L’un des deux personnages principaux (le jeune) se verra lui aussi muni de gré ou de force par le patron du restaurant d’un tel appareil. Le patron en son absence sur le plateau (le rez-de chaussée du restaurant) dictera, à la manière d’un souffleur de théâtre ou d’une régie de télévision, les gestes que le nouvel arrivant devra effectuer ainsi que les propos qu’il devra tenir face à la clientèle constituée d’hommes et de femmes, d’un humoriste, d’un Chinois.

La cuisine a sans doute quelque chose à dire sur le pouvoir. Les recettes sont linguistiquement impératives et supposent une répartition des actions entre le Chef, le Master, et ses exécutants. Elle suppose que le dire se fasse immédiatement faire.

Il y a peut-être là à considérer enfin la matière dramatique comme une théâtralité particulière fonctionnant comme celle qui met en relation le metteur en scène et ses comédiens, qui jouent selon ses propositions, ses commandements parfois. (…)

C’est tout le lieu en fait, qui est sous le contrôle des camé¬ras, des écrans, à la manière de la société actuelle. D’ailleurs à un moment, un écran dévoile des images de surveillance provenant du monde entier. (…)

Mais en vérité, le personnage du patron, qui finira par s’effacer, fait de son remplaçant, un prisonnier. »

[Marie du Crest, Le littéraire.com, 4 août 2023]


« Singulier et troublant, The Dark Master m’a entraîné dans les rêves inachevés de mon adolescence. Riche de didascalies précises et originales, cette pièce se déroule sous nos yeux à sa simple lecture.

Un texte à la fois simple et profond, comme on en entend chez Beckett, vernaculaire et fantastique comme on en lit chez Murakami.

Il nous enferme dans un petit restaurant qui ressemble à la petite cuisine où s’élaborent nos songes comme nos souvenirs : passé, présent et futur s’y entremêlent pour ne plus faire qu’un. »

[Babelio, 15 octobre 2023]


« La pièce est très drôle, mais le rire n’est pas la seule émotion qu’elle provoque. Le comique fleurte avec un côté un peu malsain qui semble prendre progressivement le pas. (…) Cela crée également un effet de suspens.
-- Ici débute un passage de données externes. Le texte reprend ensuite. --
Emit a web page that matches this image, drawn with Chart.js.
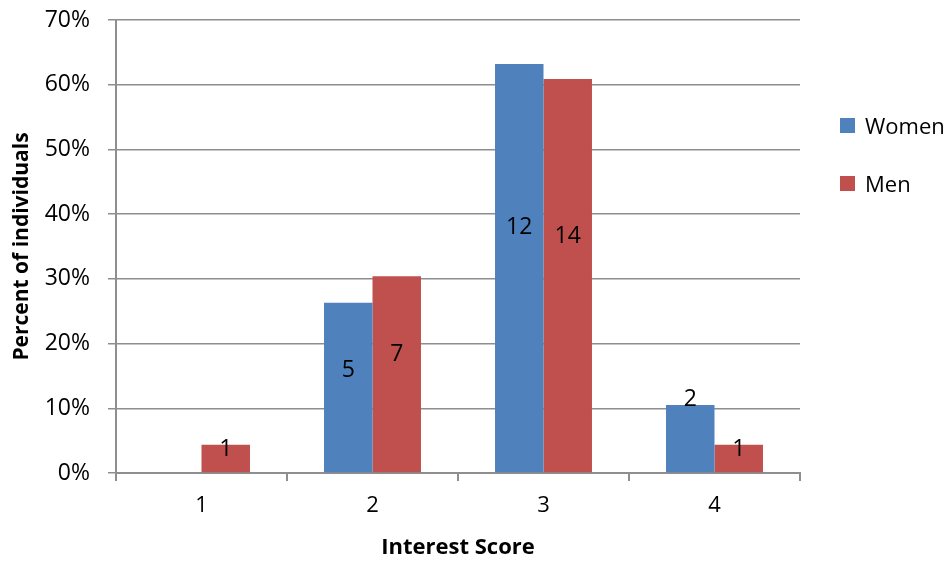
<!DOCTYPE html>
<html>
<head>
<meta charset="utf-8">
<script src="https://cdn.jsdelivr.net/npm/chart.js@4/dist/chart.umd.min.js"></script>
<style>
  html, body { margin: 0; padding: 0; background: #fff; }
  #wrap { position: relative; width: 951px; height: 561px; font-family: "Open Sans", sans-serif; }
  #legend { position: absolute; left: 840px; top: 110px; font-size: 22px; color: #000; }
  .key { display: flex; align-items: center; height: 30px; margin-bottom: 28px; }
  .sw { width: 15px; height: 15px; margin-right: 10px; }
</style>
</head>
<body>
<div id="wrap">
  <canvas id="chart" width="951" height="561"></canvas>
  <div id="legend"></div>
</div>
<script>
// Interest score distribution by gender (share of each group, count printed on the bar)
var scores = ['1', '2', '3', '4'];
var womenPct = [0, 26.3, 63.2, 10.5];
var menPct = [4.35, 30.4, 60.9, 4.35];
var womenCount = [0, 5, 12, 2];
var menCount = [1, 7, 14, 1];
var yTicks = [0, 10, 20, 30, 40, 50, 60, 70];

var BLUE = '#4f81bd', RED = '#c0504d', GRID = '#8e8e8e';

var series = [
  { label: 'Women', data: womenPct, counts: womenCount, color: BLUE },
  { label: 'Men', data: menPct, counts: menCount, color: RED }
];

// counts drawn inside / above the bars
var countLabels = {
  id: 'countLabels',
  afterDatasetsDraw: function (chart) {
    var ctx = chart.ctx;
    ctx.save();
    ctx.font = '23px "Open Sans", sans-serif';
    ctx.fillStyle = '#000';
    ctx.textAlign = 'center';
    ctx.textBaseline = 'middle';
    chart.data.datasets.forEach(function (ds, i) {
      chart.getDatasetMeta(i).data.forEach(function (bar, j) {
        var n = ds.counts[j];
        if (!n) return;
        var h = bar.base - bar.y, y;
        if (h > 100) y = bar.base - 0.6 * h;
        else if (h > 50) y = bar.y - 6;
        else y = bar.y + 5;
        ctx.fillText(String(n), bar.x, y);
      });
    });
    ctx.restore();
  }
};

new Chart(document.getElementById('chart').getContext('2d'), {
  type: 'bar',
  data: {
    labels: scores,
    datasets: series.map(function (s) {
      return { label: s.label, data: s.data, counts: s.counts, backgroundColor: s.color,
        categoryPercentage: 0.567, barPercentage: 1.0 };
    })
  },
  options: {
    responsive: false,
    animation: false,
    layout: { padding: { left: 0, top: 20, right: 151, bottom: 0 } },
    plugins: { legend: { display: false }, tooltip: { enabled: false } },
    scales: {
      x: {
        afterFit: function (s) { s.height = 88; s.paddingLeft = 0; s.paddingRight = 0; },
        grid: { offset: true, drawOnChartArea: false, drawTicks: true, tickLength: 8, color: GRID, lineWidth: 2 },
        border: { display: true, color: GRID, width: 2 },
        ticks: { color: '#000', font: { family: 'Open Sans', size: 22 }, padding: 12 },
        title: { display: true, text: 'Interest Score', color: '#000',
          font: { family: 'Open Sans', size: 22, weight: 'bold' }, padding: { top: 0, bottom: 0 } }
      },
      y: {
        min: 0, max: 70,
        afterFit: function (s) { s.width = 116; s.paddingTop = 0; s.paddingBottom = 0; },
        afterBuildTicks: function (s) { s.ticks = yTicks.map(function (v) { return { value: v }; }); },
        grid: { drawTicks: true, tickLength: 8, color: GRID, lineWidth: 1.5 },
        border: { display: true, color: GRID, width: 2 },
        ticks: { color: '#000', font: { family: 'Open Sans', size: 23 }, padding: 18,
          callback: function (v) { return v + '%'; } },
        title: { display: true, text: 'Percent of individuals', color: '#000',
          font: { family: 'Open Sans', size: 21, weight: 'bold' }, padding: { top: 9, bottom: 0 } }
      }
    }
  },
  plugins: [countLabels]
});

document.getElementById('legend').innerHTML = series.map(function (s) {
  return '<div class="key"><span class="sw" style="background:' + s.color + '"></span>' + s.label + '</div>';
}).join('');
</script>
</body>
</html>
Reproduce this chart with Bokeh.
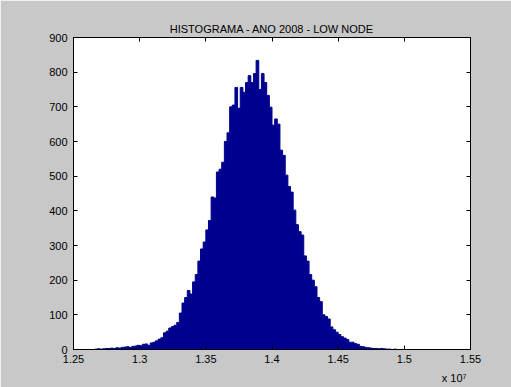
from bokeh.plotting import figure
from bokeh.models import FixedTicker, LinearAxis, Range1d, ColumnDataSource, Title
from bokeh.embed import file_html
from bokeh.resources import INLINE

title_text = "HISTOGRAMA - ANO 2008 - LOW NODE"
multiplier_text = "x 10\u2077"
# bins in units of 1e7
bin_start = 1.266
bin_width = 0.002
counts = [
    1, 2, 1, 2, 3, 3, 4, 3, 5, 4,
    6, 7, 8, 6, 9, 10, 12, 11, 15, 16,
    12, 19, 21, 25, 30, 34, 48, 53, 62, 66,
    70, 78, 105, 134, 150, 170, 160, 195, 216, 255,
    290, 310, 345, 372, 440, 437, 512, 520, 540, 600,
    625, 700, 705, 756, 696, 756, 742, 770, 790, 770,
    796, 834, 750, 796, 770, 733, 699, 647, 665, 650,
    575, 560, 503, 470, 454, 402, 360, 340, 330, 270,
    255, 216, 200, 181, 150, 138, 100, 95, 88, 65,
    57, 50, 43, 37, 33, 29, 21, 21, 17, 15,
    9, 8, 6, 5, 4, 3, 3, 2, 3, 2,
    1, 1, 0, 1, 0, 0,
]
x_ticks = [1.25, 1.3, 1.35, 1.4, 1.45, 1.5, 1.55]
x_tick_labels = ["1.25", "1.3", "1.35", "1.4", "1.45", "1.5", "1.55"]
y_ticks = [0, 100, 200, 300, 400, 500, 600, 700, 800, 900]

# step outline of the histogram: left edges plus the closing right edge
edges = [bin_start + i * bin_width for i in range(len(counts) + 1)]
heights = counts + [0]
src = ColumnDataSource(dict(x=edges, top=heights, base=[0] * len(edges)))

FONT = "Liberation Sans"
BG = "#C8C8C8"
BAR = "#00008F"

p = figure(width=511, height=387, output_backend="svg", toolbar_location=None,
           x_range=Range1d(1.25, 1.55), y_range=Range1d(0, 900),
           min_border_left=73, min_border_right=41, min_border_top=37, min_border_bottom=37,
           x_axis_location=None, y_axis_location=None)
p.background_fill_color = "white"
p.border_fill_color = BG
p.outline_line_color = "black"
p.outline_line_width = 1
p.grid.visible = False

p.varea_step(x="x", y1="base", y2="top", step_mode="after", source=src, fill_color=BAR)
p.step(x="x", y="top", mode="after", source=src, line_color=BAR, line_width=1)

def mk_axis(ticks, labels=None, show=True):
    ax = LinearAxis(ticker=FixedTicker(ticks=ticks))
    ax.major_tick_in = 4
    ax.major_tick_out = 0
    ax.minor_tick_line_color = None
    ax.axis_line_color = "black"
    ax.major_tick_line_color = "black"
    ax.major_label_text_font = FONT
    ax.major_label_text_color = "black"
    ax.major_label_text_font_size = "11px"
    if show:
        ax.major_label_overrides = {t: s for t, s in zip(ticks, labels)}
    else:
        ax.major_label_overrides = {t: "" for t in ticks}
        ax.major_label_standoff = 0
    return ax

# panels: first added sits nearest the frame
p.add_layout(mk_axis(x_ticks, show=False), "above")
p.add_layout(Title(text=title_text, align="center", text_font=FONT, text_font_size="11px",
                   text_font_style="normal", text_color="black", standoff=6, offset=-3), "above")

xb = mk_axis(x_ticks, x_tick_labels)
xb.major_label_standoff = 5
p.add_layout(xb, "below")
p.add_layout(Title(text=multiplier_text, align="right", text_font=FONT, text_font_size="11px",
                   text_font_style="normal", text_color="black", standoff=8, offset=4), "below")

yl = mk_axis(y_ticks, [str(v) for v in y_ticks])
yl.major_label_standoff = 6
p.add_layout(yl, "left")
p.add_layout(mk_axis(y_ticks, show=False), "right")

open("out.html", "w").write(file_html(p, INLINE))
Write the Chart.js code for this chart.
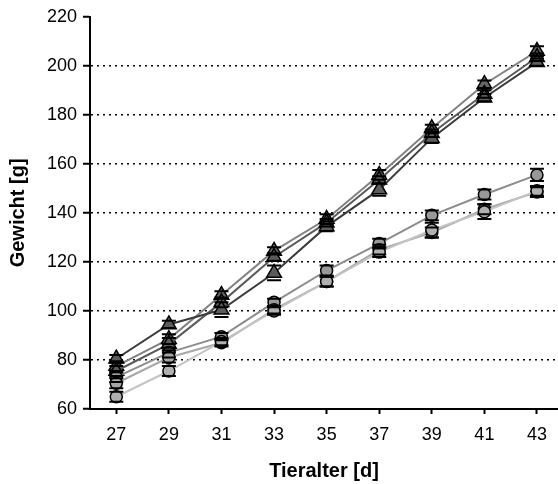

Vers quoi vont évoluer ces différentes situations de plus en plus rocambolesques ? La fin est excellente.

En bref, Kutô Tanino nous fait passer par toutes les émotions, tout en maintenant l’humour jusqu’à la fin. »

[Babelio, 7 novembre 2023]


« Ce patron est un personnage irascible, grognon et autoritaire.

À cet ours déterminé, le petit jeune homme qui se cherche encore n’a pas grand-chose à opposer. Sa vie est un peu vide, et ce vide va être rapidement rempli !

Petit à petit, on apprend que le patron a mis en place un ingénieux système de caméras et de communication par oreillette qui lui permet de faire du jeune un cuisinier adroit et accueillant. Bien sûr, cette idée saugrenue et autoritaire provoque des protestations, mais on ne discute pas avec un tel homme ; on obéit.

Et comme le dispositif s’avère gratifiant, on finit par être heureux des compliments et fier de ses réussites. C’est un peu raide, comme enseignement, mais ça marche.

Cela donne lieu à des scènes très comiques et à des moments savoureux de tendresse bourrue. (…)

Parabole de la transmission, cette pièce demande une grande virtuosité (…)

Après « Avidya, l’Auberge de l’Obscurité » (précédemment chroniquée) voilà à nouveau, une œuvre d’une grande originalité. »

[Nicole Fack, TheatreActu, 27 mars 2024]

Vie du texte

Création en japonais surtitré dans une mise en scène de l’auteur au Festival d’automne de Paris, T2G Théâtre de Gennevilliers, Centre Dramatique National, en 2018.